Even factoring in the most recent increase of a quarter percent, which affects only current variable rate borrowers, there is still a lot of opportunity for long term savings by staying with your variable mortgage. “In many cases, if someone locks in from variable to fixed right now, they’re instantly paying double the interest and losing much of their flexibility.” As it stands, Hendrikse says there’s a huge spread between fixed and variable rates. As time goes on and prime slowly begins to increase, that gap will likely start to close, but in many cases, Prime would need to increase six, seven, or more times before variable rate payments would be close to matching fixed rate payments now.
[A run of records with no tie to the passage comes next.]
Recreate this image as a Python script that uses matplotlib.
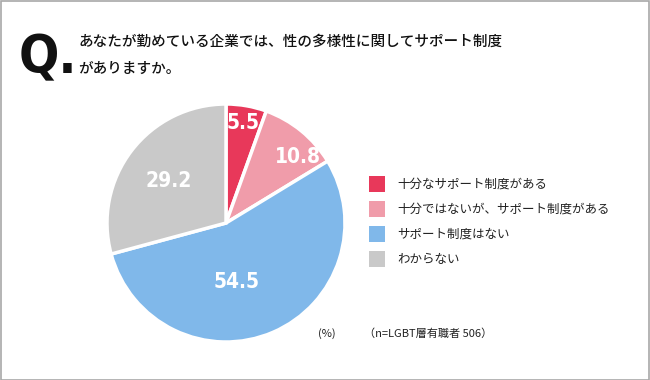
import numpy as np
import matplotlib
matplotlib.use("Agg")
import matplotlib.pyplot as plt
from matplotlib.patches import Rectangle

plt.rcParams['font.family'] = ['Noto Sans CJK JP', 'DejaVu Sans']

# data
categories = ["十分なサポート制度がある", "十分ではないが、サポート制度がある",
              "サポート制度はない", "わからない"]
values = [5.5, 10.8, 54.5, 29.2]
colors = ["#E8385A", "#F09CAA", "#80B8EA", "#C9C9C9"]

question = ["あなたが勤めている企業では、性の多様性に関してサポート制度",
            "がありますか。"]
note_unit = "(%)"
note_n = "（n=LGBT層有職者 506）"

# label placement inside the wedges (fraction of radius, angular nudge in deg)
label_radius = [0.85, 0.82, 0.50, 0.60]
label_nudge = [0, -8, -13, 1]

W, H = 650, 380
fig = plt.figure(figsize=(W / 100, H / 100), dpi=100)
fig.patch.set_facecolor("white")

# frame around the card
fig.add_artist(Rectangle((0.5 / W, 0.5 / H), 1 - 1.5 / W, 1 - 1.5 / H,
                         transform=fig.transFigure, fill=False,
                         edgecolor="#A8A8A8", linewidth=1.2))

# title
fig.text(19 / W, 1 - 73 / H, "Q.", fontsize=38, fontweight="bold",
         family="DejaVu Sans", fontstretch="condensed", color="#111111",
         ha="left", va="baseline")
for i, line in enumerate(question):
    fig.text(78 / W, 1 - (42 + 27 * i) / H, line, fontsize=10.5,
             fontweight="medium", color="#111111", ha="left", va="center")

# pie
cx, cy, r = 226, 223, 119
ax = fig.add_axes([(cx - r) / W, (H - cy - r) / H, 2 * r / W, 2 * r / H])
wedges, _ = ax.pie(values, colors=colors, startangle=90, counterclock=False,
                   wedgeprops=dict(edgecolor="white", linewidth=2.5))
for w in wedges:
    w.set_clip_on(False)
ax.set_xlim(-1, 1)
ax.set_ylim(-1, 1)
ax.axis("off")

for w, v, lr, nd in zip(wedges, values, label_radius, label_nudge):
    mid = np.deg2rad((w.theta1 + w.theta2) / 2 + nd)
    ax.text(lr * np.cos(mid), lr * np.sin(mid), f"{v:.1f}", color="white",
            fontsize=15, fontweight="bold", family="DejaVu Sans",
            fontstretch="condensed", ha="center", va="center")

# legend
for i, (lab, col) in enumerate(zip(categories, colors)):
    yc = 184 + 25 * i
    fig.add_artist(Rectangle((369 / W, 1 - (yc + 8) / H), 16 / W, 16 / H,
                             transform=fig.transFigure, facecolor=col,
                             edgecolor="none"))
    fig.text(397 / W, 1 - yc / H, lab, fontsize=9, color="#222222",
             ha="left", va="center")

fig.text(318 / W, 1 - 334 / H, note_unit, fontsize=8, color="#222222",
         ha="left", va="center")
fig.text(364 / W, 1 - 334 / H, note_n, fontsize=8, color="#222222",
         ha="left", va="center")

fig.savefig("out.png", dpi=100)
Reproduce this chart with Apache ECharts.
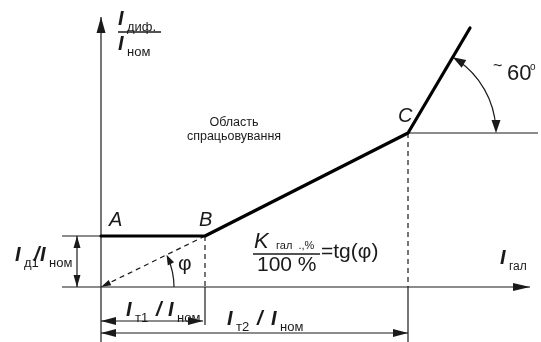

This is especially true if borrowers have a great discretion below Prime on their variable rate (ie: Prime – x%).

For example: If someone is paying off a $400,000 mortgage based on a 25-year amortization, their variable rate may be sitting around 1.75%. That’s a monthly payment of $1645.94. Locking into a fixed rate at 3.75% would mean increasing your monthly payment to $2050.22. That’s a monthly increase of $404.28, which is going 100% towards interest.

“You could lock in now and pay that extra $400/month in interest, or you can look at your prepayment privileges with your mortgage lender and if you can afford the fixed rate payment, then add that $400/month, or even a portion of it, to your current payment while your variable rate is still low. This way, the extra money goes entirely toward your principal. This will pay your balance down faster and result in huge savings in the long run.”

It’s important to keep in mind that the central bank does not make decisions hastily and any increases are done so in a relatively slow and calculated way, typically 0.25% at a time, as to not shock borrowers and trigger defaults. While it is a necessary tool to try to combat inflation, with global uncertainty remaining high, there is a chance that we might not see as many increases as some are predicting. There are 6 remaining rate announcement dates for this year. The next one is scheduled for April 13.

So why all the messaging about locking into a fixed rate? Hendrikse says it’s important to consider the source, and understand what might be motivating the sentiment. “When you double your monthly interest, the banks and lenders at least double their profit earned on your mortgage. Not just on your interest paid every month, but also on the higher penalties that often come with fixed rates. Given that roughly 70% of mortgage borrowers in Canada break their mortgage before the end of their 5 year term, it makes sense why you may be feeling a gentle nudge towards locking in.”

Hendrikse stresses it’s important to look at all the information and make an informed decision about what’s best for you and your current situation. “In some ways, the consistent predictability of a fixed rate can provide peace of mind for borrowers. But some people prefer the peace of mind that comes along with a variable rate knowing they’re likely saving in the long run.”

When in doubt, call your mortgage broker to see what’s best for your situation. “It truly makes no difference to us whether you decide to go fixed or variable for your mortgage rate. Remember, brokers work for you, not for the lenders,” says Hendrikse. Your broker should know the ins and outs of the market, and they can objectively look at your situation and give you personalized advice.

At the end of the day, things are changing quickly and no one knows exactly how mortgage rates will evolve over the coming months and years. “It’s a moving target and it depends on what’s happening with rates at any given time,” says Hendrikse. But right now, given the gap between fixed and variable mortgage rates and the time it’ll take to close the two, it’s worth considering holding onto that variable rate and taking the incremental increases as they come.